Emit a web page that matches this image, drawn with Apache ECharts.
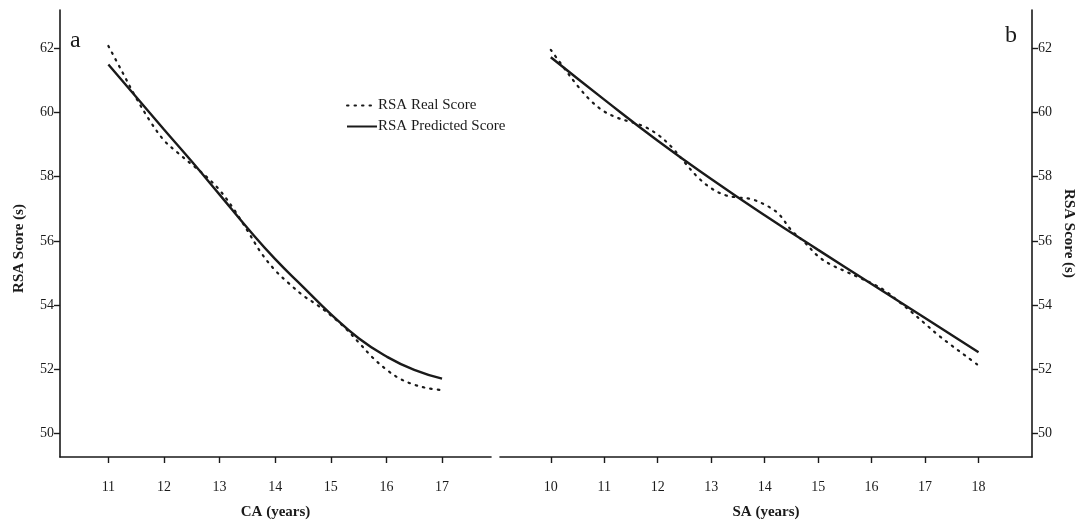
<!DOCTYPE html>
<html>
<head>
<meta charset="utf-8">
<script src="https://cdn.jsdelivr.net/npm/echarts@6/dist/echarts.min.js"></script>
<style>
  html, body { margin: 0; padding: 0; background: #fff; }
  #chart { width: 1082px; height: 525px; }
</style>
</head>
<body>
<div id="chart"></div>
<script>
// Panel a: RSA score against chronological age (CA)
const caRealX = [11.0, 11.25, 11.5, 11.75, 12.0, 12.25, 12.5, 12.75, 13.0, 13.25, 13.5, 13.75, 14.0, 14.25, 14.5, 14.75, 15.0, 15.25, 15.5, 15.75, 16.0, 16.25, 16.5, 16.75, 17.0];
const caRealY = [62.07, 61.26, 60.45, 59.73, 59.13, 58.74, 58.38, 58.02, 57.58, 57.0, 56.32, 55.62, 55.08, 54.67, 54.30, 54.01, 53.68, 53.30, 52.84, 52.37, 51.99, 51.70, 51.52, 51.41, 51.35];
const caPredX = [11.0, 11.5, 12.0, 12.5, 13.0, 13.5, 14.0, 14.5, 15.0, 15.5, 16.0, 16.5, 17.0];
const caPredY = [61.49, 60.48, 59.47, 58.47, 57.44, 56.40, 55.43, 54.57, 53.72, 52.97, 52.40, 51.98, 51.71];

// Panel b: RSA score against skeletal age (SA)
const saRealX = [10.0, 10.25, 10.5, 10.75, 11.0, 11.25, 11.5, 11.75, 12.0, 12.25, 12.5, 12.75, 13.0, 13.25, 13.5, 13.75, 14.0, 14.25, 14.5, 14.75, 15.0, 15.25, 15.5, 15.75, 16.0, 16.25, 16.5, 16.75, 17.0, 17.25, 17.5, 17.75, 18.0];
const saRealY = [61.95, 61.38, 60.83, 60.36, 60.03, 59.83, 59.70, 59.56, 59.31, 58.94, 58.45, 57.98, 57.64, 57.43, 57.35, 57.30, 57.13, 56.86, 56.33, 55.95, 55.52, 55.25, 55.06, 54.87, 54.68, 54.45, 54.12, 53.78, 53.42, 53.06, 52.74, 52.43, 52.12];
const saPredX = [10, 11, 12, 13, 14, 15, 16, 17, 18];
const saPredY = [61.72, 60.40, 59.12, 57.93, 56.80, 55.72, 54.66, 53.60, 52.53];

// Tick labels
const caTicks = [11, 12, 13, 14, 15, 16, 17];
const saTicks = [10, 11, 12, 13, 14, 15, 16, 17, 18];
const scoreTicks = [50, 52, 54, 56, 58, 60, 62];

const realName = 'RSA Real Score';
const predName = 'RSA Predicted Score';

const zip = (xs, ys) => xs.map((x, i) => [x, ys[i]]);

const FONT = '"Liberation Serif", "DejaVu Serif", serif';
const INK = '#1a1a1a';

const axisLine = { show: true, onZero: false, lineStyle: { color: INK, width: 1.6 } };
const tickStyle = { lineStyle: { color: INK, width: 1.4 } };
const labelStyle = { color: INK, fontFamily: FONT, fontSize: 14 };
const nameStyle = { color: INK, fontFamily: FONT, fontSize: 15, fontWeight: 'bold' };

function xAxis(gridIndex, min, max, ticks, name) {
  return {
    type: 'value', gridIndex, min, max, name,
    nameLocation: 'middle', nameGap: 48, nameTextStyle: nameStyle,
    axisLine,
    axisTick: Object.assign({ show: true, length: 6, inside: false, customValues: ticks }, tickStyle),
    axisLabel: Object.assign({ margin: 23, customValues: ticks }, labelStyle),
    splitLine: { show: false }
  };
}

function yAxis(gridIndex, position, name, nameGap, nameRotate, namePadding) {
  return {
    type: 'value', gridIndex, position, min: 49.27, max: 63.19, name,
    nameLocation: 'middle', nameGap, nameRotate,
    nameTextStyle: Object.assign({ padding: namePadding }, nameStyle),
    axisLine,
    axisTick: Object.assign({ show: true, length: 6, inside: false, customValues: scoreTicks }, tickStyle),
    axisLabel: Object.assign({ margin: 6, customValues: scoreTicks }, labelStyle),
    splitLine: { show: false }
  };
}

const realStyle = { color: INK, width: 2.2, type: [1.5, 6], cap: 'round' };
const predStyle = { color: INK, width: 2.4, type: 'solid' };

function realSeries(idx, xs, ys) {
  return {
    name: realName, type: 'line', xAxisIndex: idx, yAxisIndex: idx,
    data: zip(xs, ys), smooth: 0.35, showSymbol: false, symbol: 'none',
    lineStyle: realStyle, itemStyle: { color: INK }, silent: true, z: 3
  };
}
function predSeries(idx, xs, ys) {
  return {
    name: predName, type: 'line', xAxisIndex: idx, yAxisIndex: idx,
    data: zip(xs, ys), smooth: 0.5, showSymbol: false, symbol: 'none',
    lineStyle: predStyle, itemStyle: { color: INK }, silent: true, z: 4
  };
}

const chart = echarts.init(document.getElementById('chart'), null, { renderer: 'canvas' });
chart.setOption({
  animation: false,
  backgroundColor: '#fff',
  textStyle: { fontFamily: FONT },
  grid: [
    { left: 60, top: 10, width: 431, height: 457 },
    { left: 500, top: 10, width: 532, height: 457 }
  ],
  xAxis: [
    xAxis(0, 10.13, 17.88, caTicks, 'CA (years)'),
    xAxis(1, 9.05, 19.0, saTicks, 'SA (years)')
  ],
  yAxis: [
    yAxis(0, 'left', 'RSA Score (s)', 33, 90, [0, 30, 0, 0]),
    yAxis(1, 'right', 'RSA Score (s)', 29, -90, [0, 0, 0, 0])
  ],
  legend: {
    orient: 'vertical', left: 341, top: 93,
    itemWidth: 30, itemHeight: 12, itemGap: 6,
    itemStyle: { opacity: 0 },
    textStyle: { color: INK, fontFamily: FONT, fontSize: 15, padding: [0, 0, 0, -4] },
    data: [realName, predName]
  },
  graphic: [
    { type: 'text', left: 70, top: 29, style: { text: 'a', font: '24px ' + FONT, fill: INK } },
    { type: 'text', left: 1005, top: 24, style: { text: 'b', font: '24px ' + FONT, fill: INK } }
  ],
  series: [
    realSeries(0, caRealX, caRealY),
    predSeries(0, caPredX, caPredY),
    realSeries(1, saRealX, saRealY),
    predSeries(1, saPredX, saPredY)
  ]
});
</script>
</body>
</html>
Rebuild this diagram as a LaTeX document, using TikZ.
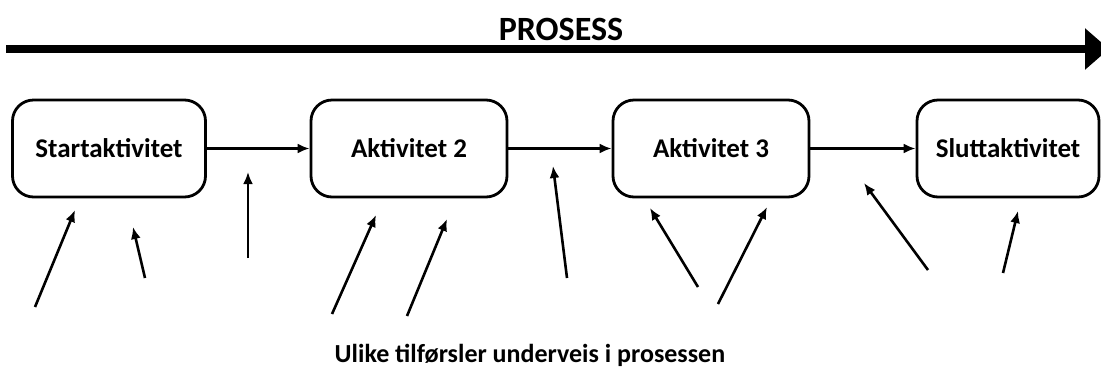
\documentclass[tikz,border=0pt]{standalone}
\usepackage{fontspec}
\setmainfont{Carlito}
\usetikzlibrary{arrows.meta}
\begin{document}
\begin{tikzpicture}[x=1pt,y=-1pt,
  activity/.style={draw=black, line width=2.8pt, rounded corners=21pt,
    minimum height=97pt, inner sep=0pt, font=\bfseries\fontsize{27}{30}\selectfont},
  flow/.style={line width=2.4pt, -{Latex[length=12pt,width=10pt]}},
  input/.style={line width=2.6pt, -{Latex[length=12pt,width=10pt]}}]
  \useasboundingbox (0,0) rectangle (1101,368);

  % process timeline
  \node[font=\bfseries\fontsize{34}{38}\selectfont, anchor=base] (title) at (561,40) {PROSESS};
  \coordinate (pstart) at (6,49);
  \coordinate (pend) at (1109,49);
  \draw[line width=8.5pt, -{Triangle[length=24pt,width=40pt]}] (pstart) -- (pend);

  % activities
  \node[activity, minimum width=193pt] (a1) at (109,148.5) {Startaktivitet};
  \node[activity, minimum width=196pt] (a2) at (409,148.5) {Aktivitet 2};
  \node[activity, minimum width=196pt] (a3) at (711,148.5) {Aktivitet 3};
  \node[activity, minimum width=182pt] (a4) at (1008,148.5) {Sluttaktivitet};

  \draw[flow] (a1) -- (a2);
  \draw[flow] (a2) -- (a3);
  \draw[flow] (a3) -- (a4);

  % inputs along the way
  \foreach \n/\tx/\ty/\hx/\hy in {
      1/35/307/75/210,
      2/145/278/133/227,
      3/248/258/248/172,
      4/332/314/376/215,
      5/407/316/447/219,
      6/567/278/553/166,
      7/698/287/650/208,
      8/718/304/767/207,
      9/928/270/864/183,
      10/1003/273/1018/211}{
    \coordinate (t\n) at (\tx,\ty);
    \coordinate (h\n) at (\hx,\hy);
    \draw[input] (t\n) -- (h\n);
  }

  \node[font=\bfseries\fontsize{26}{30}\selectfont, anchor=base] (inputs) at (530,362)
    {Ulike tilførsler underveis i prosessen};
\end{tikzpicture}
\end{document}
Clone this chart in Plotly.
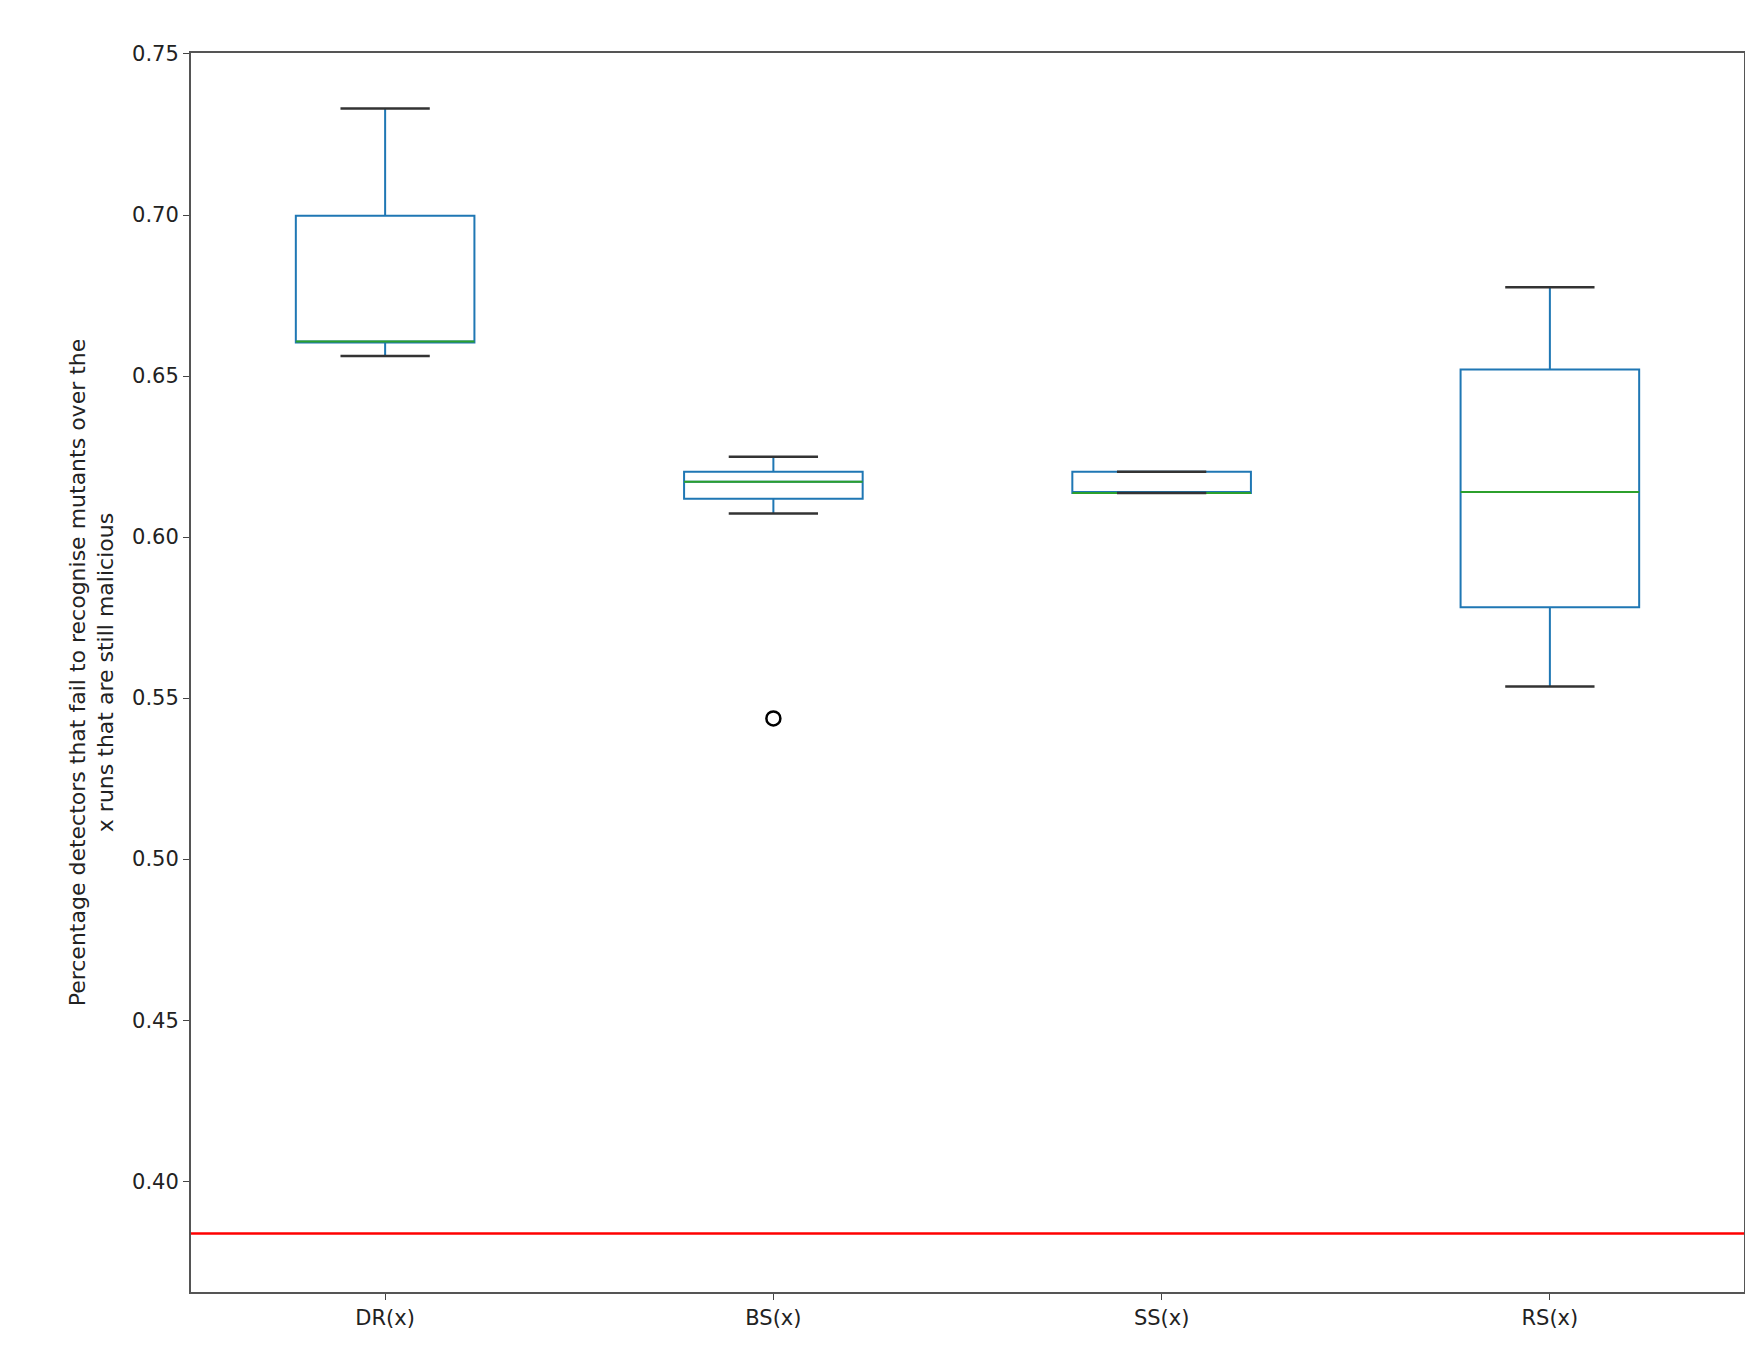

> Work to complete
From the opening line of the listing above through the line bearing "const INK = '#1a1a1a';", repeat each line exactly. Drop every picture.

> Exercise response
Emit a web page that matches this image, drawn with Apache ECharts.
<!DOCTYPE html>
<html>
<head>
<meta charset="utf-8">
<script src="https://cdn.jsdelivr.net/npm/echarts@6/dist/echarts.min.js"></script>
<style>
  html, body { margin: 0; padding: 0; background: #fff; }
  #chart { width: 1082px; height: 525px; }
</style>
</head>
<body>
<div id="chart"></div>
<script>
// Panel a: RSA score against chronological age (CA)
const caRealX = [11.0, 11.25, 11.5, 11.75, 12.0, 12.25, 12.5, 12.75, 13.0, 13.25, 13.5, 13.75, 14.0, 14.25, 14.5, 14.75, 15.0, 15.25, 15.5, 15.75, 16.0, 16.25, 16.5, 16.75, 17.0];
const caRealY = [62.07, 61.26, 60.45, 59.73, 59.13, 58.74, 58.38, 58.02, 57.58, 57.0, 56.32, 55.62, 55.08, 54.67, 54.30, 54.01, 53.68, 53.30, 52.84, 52.37, 51.99, 51.70, 51.52, 51.41, 51.35];
const caPredX = [11.0, 11.5, 12.0, 12.5, 13.0, 13.5, 14.0, 14.5, 15.0, 15.5, 16.0, 16.5, 17.0];
const caPredY = [61.49, 60.48, 59.47, 58.47, 57.44, 56.40, 55.43, 54.57, 53.72, 52.97, 52.40, 51.98, 51.71];

// Panel b: RSA score against skeletal age (SA)
const saRealX = [10.0, 10.25, 10.5, 10.75, 11.0, 11.25, 11.5, 11.75, 12.0, 12.25, 12.5, 12.75, 13.0, 13.25, 13.5, 13.75, 14.0, 14.25, 14.5, 14.75, 15.0, 15.25, 15.5, 15.75, 16.0, 16.25, 16.5, 16.75, 17.0, 17.25, 17.5, 17.75, 18.0];
const saRealY = [61.95, 61.38, 60.83, 60.36, 60.03, 59.83, 59.70, 59.56, 59.31, 58.94, 58.45, 57.98, 57.64, 57.43, 57.35, 57.30, 57.13, 56.86, 56.33, 55.95, 55.52, 55.25, 55.06, 54.87, 54.68, 54.45, 54.12, 53.78, 53.42, 53.06, 52.74, 52.43, 52.12];
const saPredX = [10, 11, 12, 13, 14, 15, 16, 17, 18];
const saPredY = [61.72, 60.40, 59.12, 57.93, 56.80, 55.72, 54.66, 53.60, 52.53];

// Tick labels
const caTicks = [11, 12, 13, 14, 15, 16, 17];
const saTicks = [10, 11, 12, 13, 14, 15, 16, 17, 18];
const scoreTicks = [50, 52, 54, 56, 58, 60, 62];

const realName = 'RSA Real Score';
const predName = 'RSA Predicted Score';

const zip = (xs, ys) => xs.map((x, i) => [x, ys[i]]);

const FONT = '"Liberation Serif", "DejaVu Serif", serif';
const INK = '#1a1a1a';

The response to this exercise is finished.